My understanding is that V3 increases all RX windows to at least 5 seconds, and Packet Broker effectively allows routing of traffic from a given gateway to multiple network server stack instances.
That leaves me curious about:
How are time-conflicting downlink transmit requests from distinct servers to the same gateway handled? Obviously, actual conflicts result in a rejection, but is it done in a way where the “loser” could instead route the downlink through another gateway that might have had an only slightly weaker uplink report and if it were on a different spreading factor or especially frequency than the packet conflicting in time, have it work? Or is fallback still not possible, such that if the ideal gateway is busy then downlink silently fails?
Are downlink requests queued in the infrastructure or on the gateway? Early packet forwarders could not handle a new downlink request when they already had one outstanding, so to enforce ordering no matter what the RX delay, packets were held in the network and only pushed to the gateway just before transmission, meaning that even the long join RX1/RX2 could conceivably not arrive at the gateway in time. Modern packet forwarders implement a “jit queue” and can accept multiple outstanding requests even out of order, theoretically permitting packets to be staged to the gateway as soon as generated, and the increased RX delays to truly be leveraged for reliability. But does the downlink mechanism in V3 and packet broker assume a packet forwarder with the jit queue? Does it have a way to check?

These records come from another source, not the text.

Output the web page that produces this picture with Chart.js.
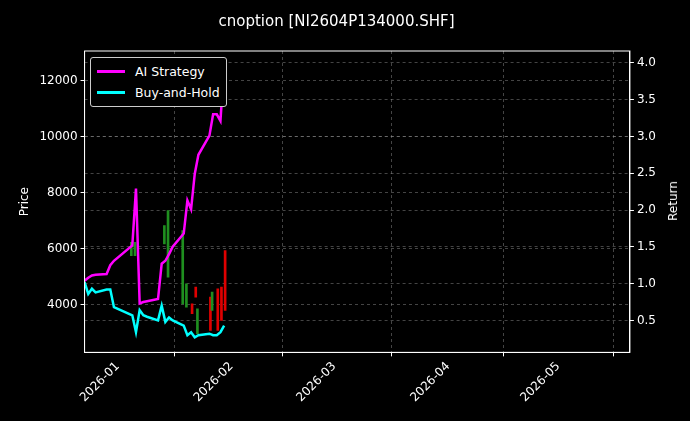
<!DOCTYPE html>
<html>
<head>
<meta charset="utf-8">
<script src="https://cdn.jsdelivr.net/npm/chart.js@4/dist/chart.umd.min.js"></script>
<style>
  body { margin: 0; background: #000; }
  #wrap { position: relative; width: 690px; height: 421px; }
  #legend { position: absolute; left: 90px; top: 57px; border: 1px solid #ccc; border-radius: 3px;
    padding: 3px 6px; font: 12.5px "DejaVu Sans", sans-serif; color: #fff; background: #000; }
  #legend div { display: flex; align-items: center; height: 21px; }
  #legend span.l { display: inline-block; width: 28px; height: 3px; margin-right: 10px; }
  #rtitle { position: absolute; left: 673px; top: 201px; transform: translate(-50%, -50%) rotate(-90deg);
    font: 12px "DejaVu Sans", sans-serif; color: #fff; }
</style>
</head>
<body>
<div id="wrap">
  <canvas id="c" width="690" height="421"></canvas>
  <div id="legend">
    <div><span class="l" style="background:#ff00ff"></span>AI Strategy</div>
    <div><span class="l" style="background:#00ffff"></span>Buy-and-Hold</div>
  </div>
  <div id="rtitle">Return</div>
</div>
<script>
// days relative to 2026-01-01
const days = [-9, -8, -7, -6, -3, -2, -1, 4, 5, 6, 7, 8, 11, 12, 13, 14, 15, 18, 19, 20, 21, 22, 25, 26, 27, 28, 29];
const strategy = [1.04, 1.08, 1.11, 1.12, 1.13, 1.25, 1.31, 1.52, 2.29, 0.73, 0.75, 0.76, 0.79, 1.27, 1.31, 1.40, 1.50, 1.68, 2.13, 2.01, 2.49, 2.75, 3.01, 3.30, 3.30, 3.21, 3.98];
const buyHold = [1.02, 0.86, 0.93, 0.88, 0.92, 0.92, 0.68, 0.57, 0.34, 0.64, 0.57, 0.55, 0.50, 0.70, 0.48, 0.54, 0.50, 0.43, 0.30, 0.34, 0.27, 0.30, 0.32, 0.30, 0.30, 0.34, 0.43];

const upDays = [4, 5, 13, 14, 18, 19, 22, 26];
const upLow = [5750, 5750, 6167, 4976, 4024, 3905, 2952, 3786];
const upHigh = [6225, 6225, 6821, 7357, 6643, 4738, 3845, 4440];
const downDays = [20, 21, 25, 27, 28, 29];
const downLow = [3667, 4262, 3071, 3071, 3429, 3786];
const downHigh = [4024, 4619, 4262, 4560, 4619, 5929];

const monthTicks = [0, 31, 59, 90, 120];
const monthLabels = ['2026-01', '2026-02', '2026-03', '2026-04', '2026-05'];
const priceTicks = [4000, 6000, 8000, 10000, 12000];
const returnTicks = [0.5, 1.0, 1.5, 2.0, 2.5, 3.0, 3.5, 4.0];

const frame = {
  id: 'frame',
  afterDatasetsDraw(chart) {
    const a = chart.chartArea, ctx = chart.ctx;
    ctx.save();
    ctx.strokeStyle = '#fff';
    ctx.lineWidth = 1;
    ctx.strokeRect(a.left, a.top, a.right - a.left, a.bottom - a.top);
    ctx.restore();
  }
};

const grid = { color: 'rgba(150,150,150,0.45)', drawTicks: true, tickColor: '#fff', tickLength: 4 };
const border = { color: '#fff', dash: [3, 3] };
const font = { family: 'DejaVu Sans', size: 12 };

new Chart(document.getElementById('c'), {
  data: {
    datasets: [
      { type: 'line', label: 'AI Strategy', data: days.map((d, i) => ({ x: d, y: strategy[i] })), yAxisID: 'y2',
        borderColor: '#ff00ff', borderWidth: 2.5, pointRadius: 0, tension: 0 },
      { type: 'line', label: 'Buy-and-Hold', data: days.map((d, i) => ({ x: d, y: buyHold[i] })), yAxisID: 'y2',
        borderColor: '#00ffff', borderWidth: 2.5, pointRadius: 0, tension: 0 },
      { type: 'bar', label: 'up', data: upDays.map((d, i) => ({ x: d, y: [upLow[i], upHigh[i]] })), yAxisID: 'y',
        backgroundColor: '#1f8f1f', barThickness: 2, order: 5 },
      { type: 'bar', label: 'down', data: downDays.map((d, i) => ({ x: d, y: [downLow[i], downHigh[i]] })), yAxisID: 'y',
        backgroundColor: '#e00000', barThickness: 2, order: 5 }
    ]
  },
  options: {
    responsive: false,
    animation: false,
    layout: { padding: { top: 5, right: 31, left: 14, bottom: 13 } },
    plugins: {
      legend: { display: false },
      tooltip: { enabled: false },
      title: { display: true, text: 'cnoption [NI2604P134000.SHF]', color: '#fff',
        font: { family: 'DejaVu Sans', size: 15, weight: 'normal' }, padding: { top: 8, bottom: 20 } }
    },
    scales: {
      x: { type: 'linear', min: -9, max: 139.5, offset: false,
        afterBuildTicks: s => { s.ticks = monthTicks.map(v => ({ value: v })); },
        ticks: { color: '#fff', font, maxRotation: 45, minRotation: 45, autoSkip: false,
          callback: v => monthLabels[monthTicks.indexOf(v)] },
        grid, border },
      y: { position: 'left', min: 2286, max: 13070,
        afterBuildTicks: s => { s.ticks = priceTicks.map(v => ({ value: v })); },
        ticks: { color: '#fff', font, callback: v => String(v) },
        title: { display: true, text: 'Price', color: '#fff', font },
        grid, border },
      y2: { position: 'right', min: 0.066, max: 4.16,
        afterBuildTicks: s => { s.ticks = returnTicks.map(v => ({ value: v })); },
        ticks: { color: '#fff', font, callback: v => v.toFixed(1) },
        grid, border }
    }
  },
  plugins: [frame]
});
</script>
</body>
</html>
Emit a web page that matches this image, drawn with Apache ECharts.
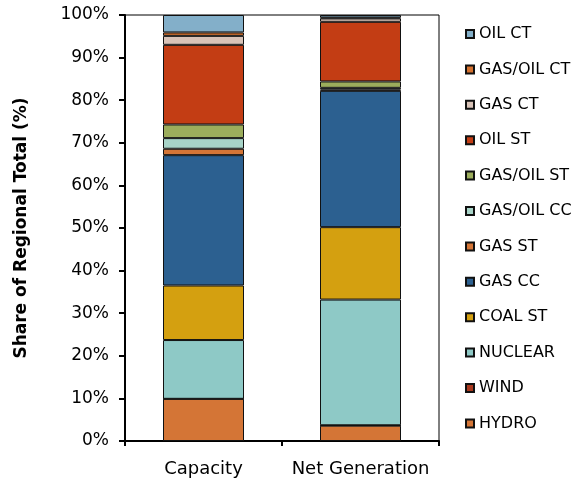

I can comment on the situation without Packet Broker.
The Gateway Server keeps a transmit schedule for each gateway. It will reject downlinks if (1) there is a conflicting transmission, (2) it would violate time-off-air (in applicable regions) or (3) it would violate the duty cycle (in applicable regions). Such a rejection is then communicated back to the Network Server, which will retry on the next gateway, and the next, etc.
The Gateway Server assumes that gateways have a JIT queue, but you can configure your gateway registration in The Things Stack with the “schedule downlink late” option if your gateway doesn’t have a JIT queue.
with Packet Broker, the Packet Broker Agent takes the role of Network Server, but I don’t know how rejections are handled by the Packet Broker Agent.
Hi, I looked (shortly!) at the packet broker API proto files and found:
If I interpret this right, the return values do not contain a denied option for a downlink route from packet broker to a forwarder. But I am pretty sure there is more to it…as always.
They are not conveyed back to the Network Server for retry. The plan is to do that.
Your interpretation is correct.
If there’s gonna be a notification back from the Forwarder that the downlink has been scheduled and transmitted, then it will be on a separate channel. I.e., the Forwarder will send a message with the updated message state, and we’ll be adding some error and success codes.
Hi there again,
am I reading this right that these are the (maybe first) steps needed to report a failed or successful downlink back to the sender allowing (later) some alternative routing options?